BR: Give the divorce a rest
Karen asked about the guy she had just broken up with on BaggageReclaim.co.uk. It came about that he was divorced. No one ever knows the full story anyway, and I went off on this great tangent. Rather than wait and find out it doesn’t apply for Karen, here is my thought.
If he hasn’t been divorced for at least three (3) or four (4) years since the last regular contact with the ex-wife – he is still “hurting”, and not yet *available*. That isn’t his fault, just that it takes time to really heal.
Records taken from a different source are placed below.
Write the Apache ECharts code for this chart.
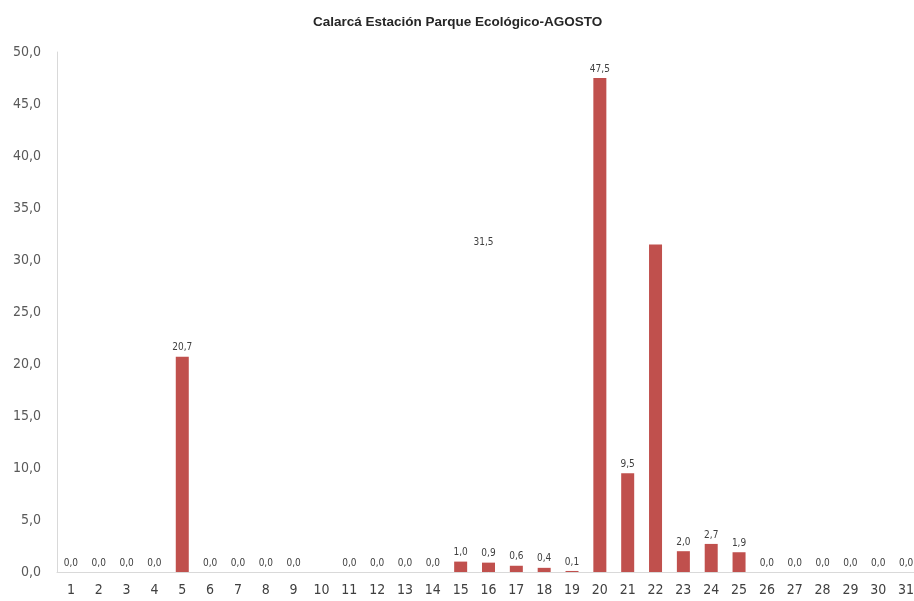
<!DOCTYPE html>
<html>
<head>
<meta charset="utf-8">
<script src="https://cdn.jsdelivr.net/npm/echarts@6/dist/echarts.min.js"></script>
<style>
  html, body { margin: 0; padding: 0; background: #fff; overflow: hidden; }
  #chart { width: 930px; height: 601px; }
</style>
</head>
<body>
<div id="chart"></div>
<script>
const titleText = 'Calarcá Estación Parque Ecológico-AGOSTO';
const days = ['1', '2', '3', '4', '5', '6', '7', '8', '9', '10', '11', '12', '13', '14', '15', '16',
  '17', '18', '19', '20', '21', '22', '23', '24', '25', '26', '27', '28', '29', '30', '31'];
const rain = [0, 0, 0, 0, 20.7, 0, 0, 0, 0, null, 0, 0, 0, 0, 1.0, 0.9,
  0.6, 0.4, 0.1, 47.5, 9.5, 31.5, 2.0, 2.7, 1.9, 0, 0, 0, 0, 0, 0];

const fmt = (v) => v.toFixed(1).replace('.', ',');
const font = "'DejaVu Sans Condensed', 'Liberation Sans', sans-serif";

// el contenedor es más ancho que la ventana: el eje se corta a la derecha como en el original
const chart = echarts.init(document.getElementById('chart'));

// el rótulo del día 22 quedó desplazado en el original
const seriesData = rain.map((v, i) => {
  if (days[i] === '22') {
    return { value: v, label: { offset: [-172, 7] } };
  }
  return v;
});

const option = {
  animation: false,
  title: {
    text: titleText,
    left: 308,
    top: 10,
    textStyle: { fontFamily: "'Liberation Sans', sans-serif", fontSize: 13.5, fontWeight: 'bold', color: '#262626' },
  },
  grid: {
    left: 57,
    top: 52,
    width: 863,
    height: 520,
    containLabel: false,
  },
  xAxis: {
    type: 'category',
    data: days,
    axisTick: { show: false },
    axisLine: { lineStyle: { color: '#d9d9d9', width: 1 } },
    axisLabel: { color: '#404040', fontSize: 14, fontFamily: font, margin: 11, interval: 0 },
  },
  yAxis: {
    type: 'value',
    min: 0,
    max: 50,
    interval: 5,
    splitLine: { show: false },
    axisTick: { show: false },
    axisLine: { show: true, lineStyle: { color: '#d9d9d9', width: 1 } },
    axisLabel: {
      color: '#595959',
      fontSize: 14,
      fontFamily: font,
      margin: 16,
      formatter: (v) => fmt(v),
    },
  },
  series: [
    {
      type: 'bar',
      data: seriesData,
      barWidth: 13,
      itemStyle: { color: '#C0504D' },
      label: {
        show: true,
        position: 'top',
        distance: 4,
        color: '#404040',
        fontSize: 10,
        fontFamily: font,
        formatter: (p) => (p.value == null ? '' : fmt(p.value)),
      },
    },
  ],
};

chart.setOption(option);
</script>
</body>
</html>
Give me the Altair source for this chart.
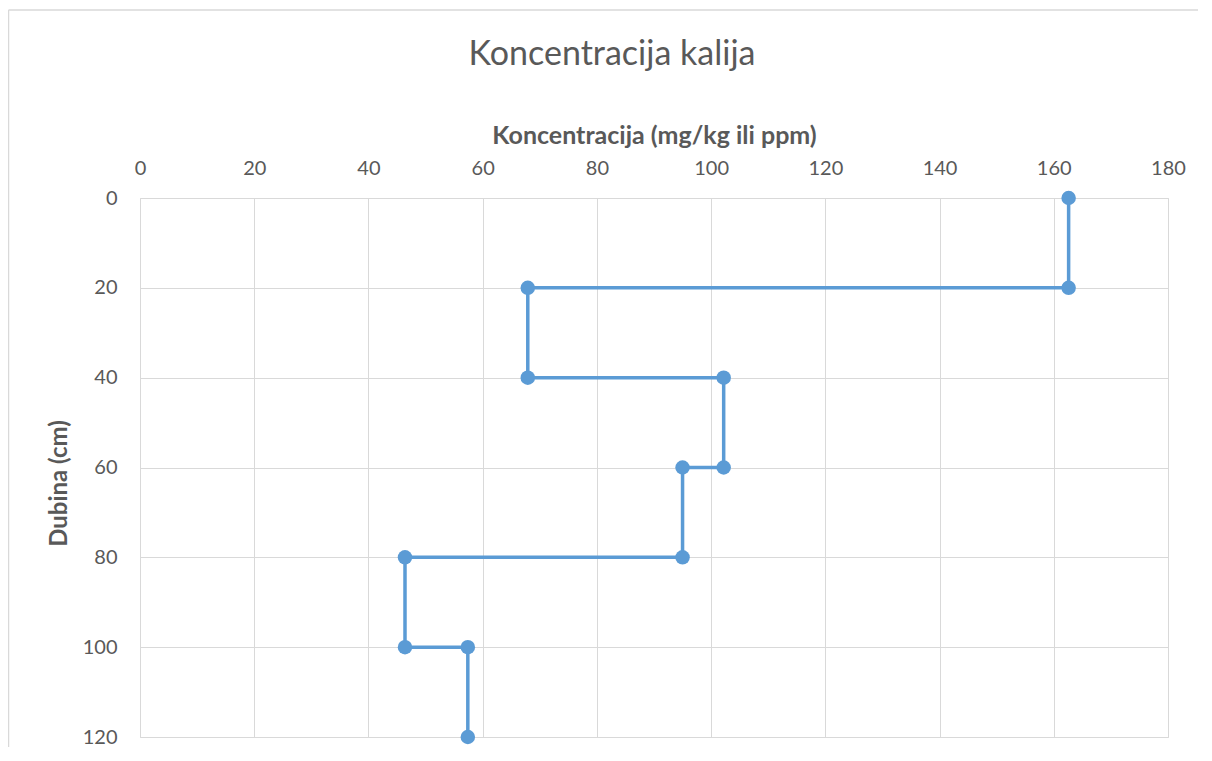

It happens all too frequently that a recently divorced guy marries right away – he gets to jump right back in the saddle, he is married, life goes on, he doesn’t have to change. As long as the new bride is willing to pretend to be the ex-wife, to adapt to him and his relationship skills, it often works out. Remember, he didn’t know enough, wasn’t skilled enough, or didn’t care enough to keep his ex-wife happy, so the new wife better not expect much from him, relationship-wise.
If he heals, with time and separation from the marriage, he might be ready to learn something, to adapt to a new partner and a new relationship. But like NC (No Contact; recovering from dating an EUM or Emotionally Unavailable Man), there are no short cuts. Right after the divorce he is hurting (welcomes comforting), he is excited about meeting new women (sexing around the block), he is lonely (his regular bed partner as split [hopefully!]), and he is insecure (worries he wasn’t “man enough” for the ex-wife) and is eager to dispel his worries. That is, what looks like “vulnerable” is really “in denial”.
You will not find a divorced or long-time-dating guy that doesn’t have defenses against stuff you didn’t do, that doesn’t have battle wounds, that isn’t chasing the ephemeral “dream woman.” He knows about sex (or thinks he does), and is for-dead-certain-sure, proved-in-court, failed at living in a relationship. And if you start something too soon, you don’t give him time to learn from his mistakes. You let him skip over the months of “What did I do wrong?” straight to “How do I get her into bed?” Let him figure out some answers, first. He hasn’t learned anything from women in the past (mother, ex-wife or previous sex partners). He won’t be learning from you, either.
Just like with Baggage Reclaim No Contact rule, any contact resets the clock – all healing has to start over again. This is a big issue for divorces with shared custody, “cozy” visiting rights, and regular shared time – meals, bed time, activities, etc. What he says about things doesn’t count – we are each incapable of clearly understanding our own emotional state or relationships.
The best we can do for ourselves is to pick healthy (available!) partners, and to demand good behavior from ourselves and those around us.
Karen, just in case this guy was actually newly divorced – ask yourself why you wanted a fixer-upper, someone whose hurting should have been obvious. If you are a licensed psychiatric health provider you would know – it is immoral to practice on those close to you, bad for you, bad for him, and prone to horrific abuses. If you aren’t his Mommy, and you aren’t a health provider, you aren’t responsible for fixing him – and should want a healthy partner, not someone that might grow into a dream partner. That wouldn’t be fantasy – that would be cruel to yourself and to him.
That is, give the newly-divorced a pass.